### Records to process

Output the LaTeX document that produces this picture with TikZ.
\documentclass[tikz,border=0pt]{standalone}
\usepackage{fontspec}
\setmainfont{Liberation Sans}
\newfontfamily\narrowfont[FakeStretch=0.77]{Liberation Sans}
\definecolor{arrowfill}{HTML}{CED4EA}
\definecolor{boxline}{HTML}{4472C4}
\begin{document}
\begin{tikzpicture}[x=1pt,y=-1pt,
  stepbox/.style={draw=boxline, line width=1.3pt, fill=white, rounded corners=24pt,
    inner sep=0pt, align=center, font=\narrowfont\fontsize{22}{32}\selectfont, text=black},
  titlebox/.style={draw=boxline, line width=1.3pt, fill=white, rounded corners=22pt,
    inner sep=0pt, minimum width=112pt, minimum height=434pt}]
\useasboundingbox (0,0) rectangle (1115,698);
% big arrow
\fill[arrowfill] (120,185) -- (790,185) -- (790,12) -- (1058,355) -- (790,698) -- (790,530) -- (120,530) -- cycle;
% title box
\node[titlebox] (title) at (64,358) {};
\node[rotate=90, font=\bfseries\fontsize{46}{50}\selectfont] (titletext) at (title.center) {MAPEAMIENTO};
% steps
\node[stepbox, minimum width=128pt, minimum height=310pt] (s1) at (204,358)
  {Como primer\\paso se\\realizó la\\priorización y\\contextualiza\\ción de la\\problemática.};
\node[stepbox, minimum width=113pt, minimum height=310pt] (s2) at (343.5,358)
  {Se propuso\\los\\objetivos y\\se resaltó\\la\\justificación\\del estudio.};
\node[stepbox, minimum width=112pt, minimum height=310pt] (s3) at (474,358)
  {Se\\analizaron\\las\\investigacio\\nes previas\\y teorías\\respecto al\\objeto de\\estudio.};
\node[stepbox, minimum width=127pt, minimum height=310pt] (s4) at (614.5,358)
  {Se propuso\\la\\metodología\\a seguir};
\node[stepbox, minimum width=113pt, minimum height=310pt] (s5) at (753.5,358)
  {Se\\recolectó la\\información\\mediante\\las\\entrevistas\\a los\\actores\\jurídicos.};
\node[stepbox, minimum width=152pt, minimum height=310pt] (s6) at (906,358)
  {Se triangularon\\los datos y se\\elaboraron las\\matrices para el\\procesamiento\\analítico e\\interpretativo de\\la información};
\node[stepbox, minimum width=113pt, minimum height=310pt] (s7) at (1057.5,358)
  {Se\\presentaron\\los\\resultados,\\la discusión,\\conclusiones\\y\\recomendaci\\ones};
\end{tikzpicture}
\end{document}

######
### Records to process

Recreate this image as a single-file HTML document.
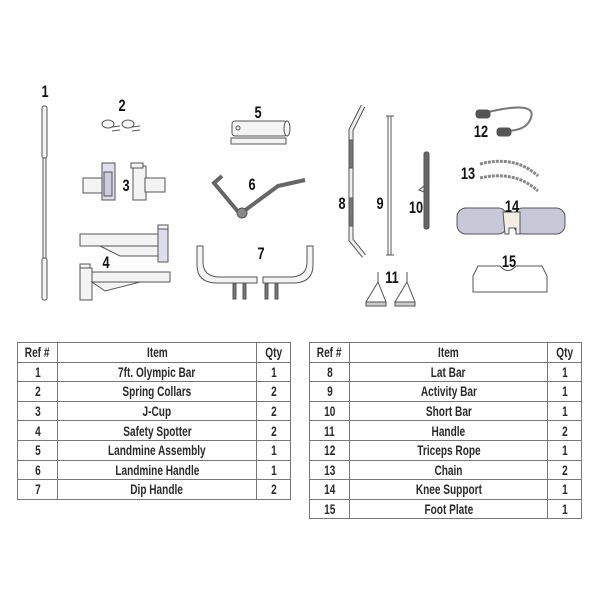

######

## Exercise task
Gather every line from the listing above in which the word "this" appears.

## Result of the exercise
Output the LaTeX document that produces this picture with TikZ.
Recreate this image as a single-file HTML document.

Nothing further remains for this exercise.